The core itself contains 96 high-performance processing units, each with its own dedicated 6 KB memory.  It uses 64-bit virtual addressing and 48-bit physical addressing, which is common for modern 64-bit capable processors.  Its 96 internal processing units are capable of 25 billion sustained double-precision (64-bit) floating point operations per second (25 Gflops) and 50 billion single-precision (32-bit, 50 Gflops).  Up to 250,000 complex FFTs per second with 1,024 points are also sustainable.

 

 

Each CPU has its own on-board DMA controller, as well as on-die instruction and data caches.  Each processing unit is self-contained and communicates externally with the on-chip data network via standard protocols.  This would allow the CSX600 design to be extended to include more processing units without significant difficulty as it's basically cookie cutter.

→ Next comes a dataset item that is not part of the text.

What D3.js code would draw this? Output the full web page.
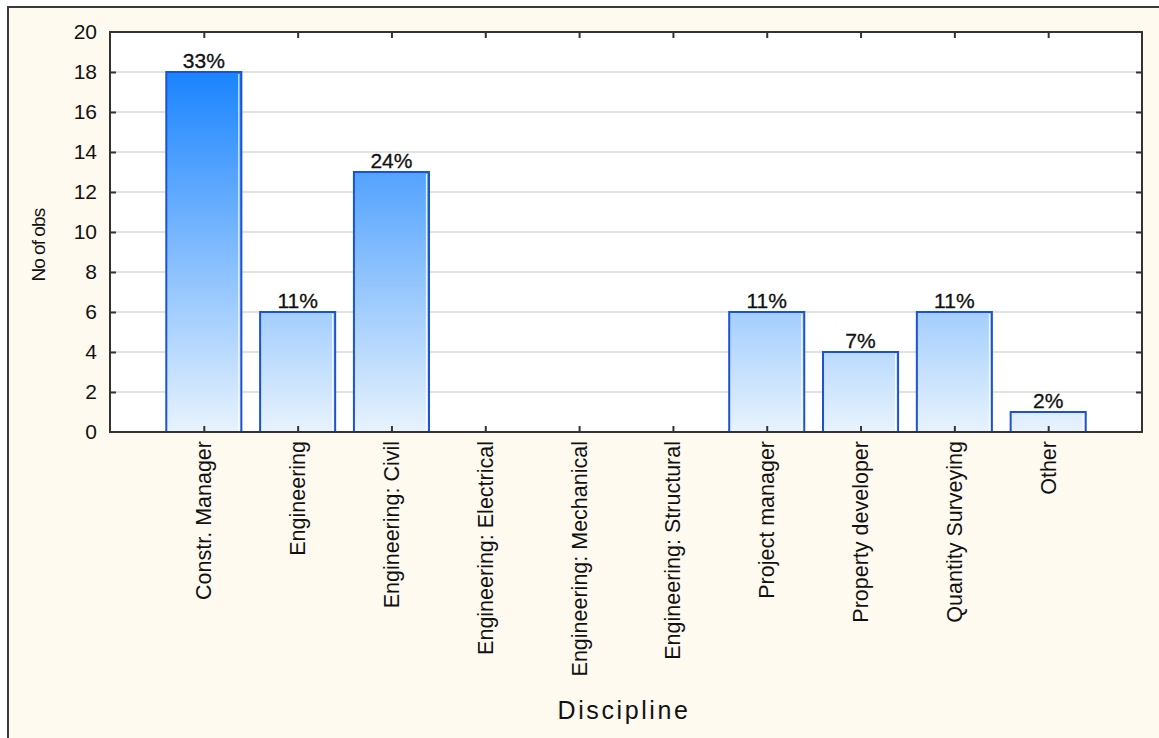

Each CPU can run as a type of "slave" to the main system's PCI bus, or it can operate on its own as a CPU with its own operating system.

Cost
The CSX600 board cost around $7000 and includes two CSX600 processors.  Considering that they deliver scalable 50-100 Gflop performance per dual-chip card, and that they consume only 20 watts of power, they apparently have found many homes in high-performance compute environments.  They are much more efficient than general purpose CPUs for highly parallel compute abilities.  And their double-precision (64-bit) abilities exceed those of current graphics cards.

Big picture
There is a clear movement in the semiconductor world toward massively parallel compute abilities.  When Intel announced a few years ago that they saw a future with 80 cores, even several hundred cores, most people thought they were thinking wishfully.  But as we move forward and see the benefits of specialized compute engines applied generically in this cookie-cutter fashion to be essentially "bolt on extensible", the advantage are clear.  Lower power, faster throughput, and the ability to leverage more of what is needed for many applications:  Parallel compute abilities.

I believe it won't be too many more years before we begin to see a truly modular approach to CPU component designs.  A common set of on-die interconnect protocols will be created which truly allow cookie-cutter compute blocks to be added onto a single silicon die, thereby extending the base abilities of the CPU with specialized processing units.  AMD has referred to this as the Torrenza platform, though eventually they will see GPU integration and non-GPU processing through open-source socket protocols.  Intel's Tera-scale processor is ideally suited for this kind of expansion as it already has the on-die communication infrastructure to allow massive routing and bandwidth between compute cores.

Things are changing very quickly in the semiconductor landscape.  As fundamental components are wielded now logically via a computer model, with the computer doing the hard part of taking the model and converting it into something which actually works in silicon for the designer.  The physical has become the abstract.  The abstract has taken the shape of an idea.  And the idea is limited only by how far the human mind can push it.

As we stand today, products like CSX600, Tera-scale, Torrenza/Fusion will be those which pave the way for future compute abilities.  Individually they may or may not make it in the marketplace, but it will be their design which wins in the end.  Shared, corporate, executive computing in a common framework supporting all internal processor cores.